No country in the EU with more than 20,000 total applications had a higher acceptance rate than Britain. Better still, with the Labour Party eager to clear the backlog, the direction of travel appears to be towards rubber-stamping claims in order to empty the asylum hotels.

The second thing you'll be aware of is that if your claim doesn't succeed, you can probably stay anyway.

The UK is believed to have the largest population of illegal migrants in Europe with up to 745,000 people living here without permission. If anything this number is likely to be a significant underestimate: it's seven years out of date and may have been low at the time; the Pew Research Center provided an estimate of up to 1.2m in the same year. Moreover, just 41pc of those turned down for asylum between 2010 and 2020 had been removed from the UK by 2022.

Better still, your chances of being caught working illegally are miniscule; we conduct roughly 11 illegal working enforcement visits a day across the entire country, against an old estimate of somewhere between 190,000 and 240,000 businesses employing illegal migrants.

Even if we had a list of which doors to knock on it would take us over 57 years to visit them all at our current rate. For every pound we spend on immigration enforcement, we spend £9 supporting and accommodating asylum seekers.

If Starmer and co actually want to smash the gangs, they should smash their revenue model. The best way of doing that is to take a leaf out of Trump's book and commit to a policy of mass deportation.

If you live here illegally or cross the Channel on a small boat, you end up on a flight home or to whichever third country will take you.

The long-term benefits could be significant. The Office for Budget Responsibility has calculated that low-skilled migrants arriving for work present a net cost to the taxpayer of £150,000 by the age of 65, £500,000 by 80 and over £1m by the age of 100.

Asylum seekers have no recourse to public funds, although are still accommodated by the taxpayer, given full access to state-funded healthcare, offered financial support for living expenses and enjoy full entitlement to education services. Once a claim is accepted, however, then entitlement to public funds flows with it, and the full set of expenses.

Meanwhile, people who originally came to Britain for asylum are far less likely to be employed than their UK peers — with an employment rate of 51pc compared to 73pc — and earn 55pc less per week, while reporting significantly higher rates of long-term health conditions.

In other words, we have a cohort of people uniquely positioned at the intersection of low fiscal benefit and high fiscal cost, coming across the Channel in significant numbers. The University of Amsterdam, for instance, has estimated that asylum seekers in Holland end up costing the state £300,000 over their lifetimes. Some will be genuine refugees and deserving of our support.

But even if it costs £100,000 to get one Channel migrant on the flight home before they retire, it would be more than worth it to deport those gaming the system.
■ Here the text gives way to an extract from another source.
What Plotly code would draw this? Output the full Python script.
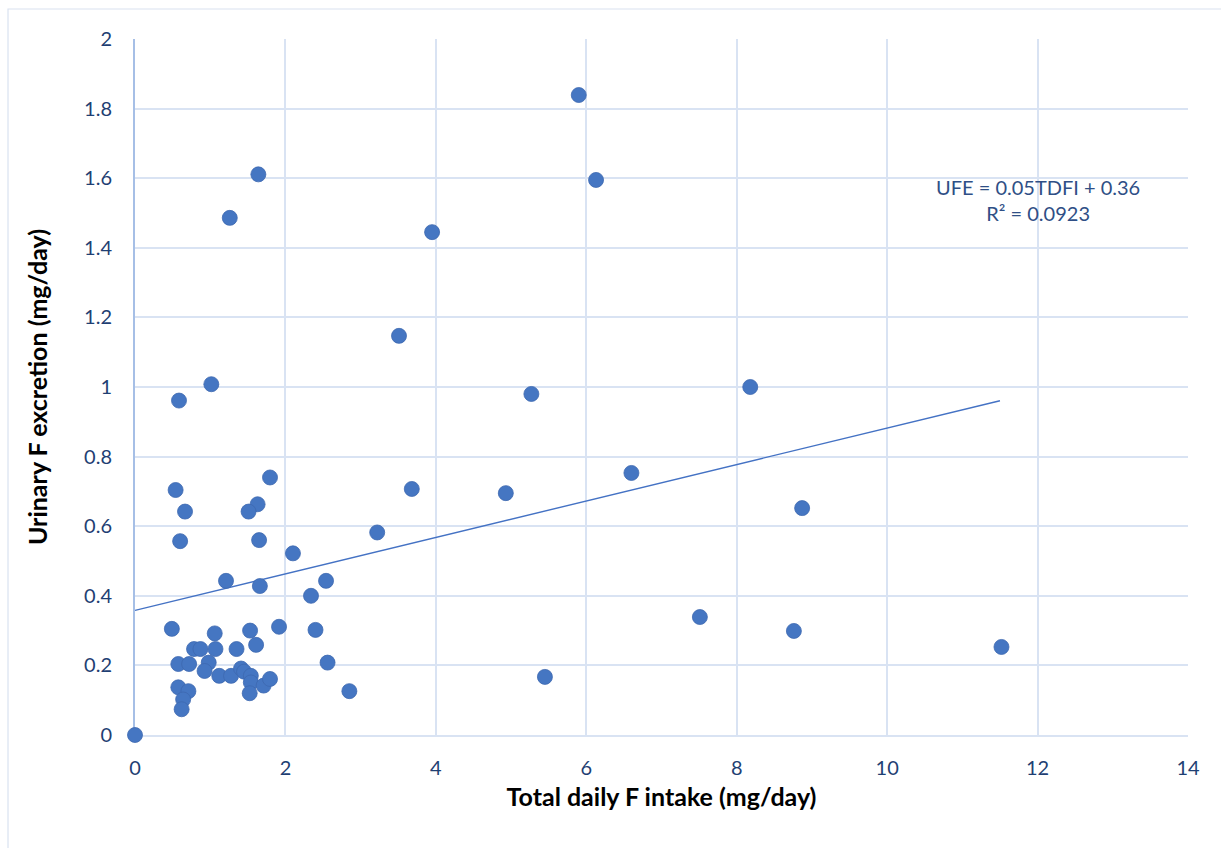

Doing so may not be easy. The entire edifice of human rights law is essentially structured to strip control from politicians and ensure that the stream of people can continue to flow – see for instance Giorgia Meloni's recent judicial setback over her migration hub in Albania .

But the status quo is clearly intolerable. The will to reform a broken system designed to deal with the world as it was half a century ago is growing.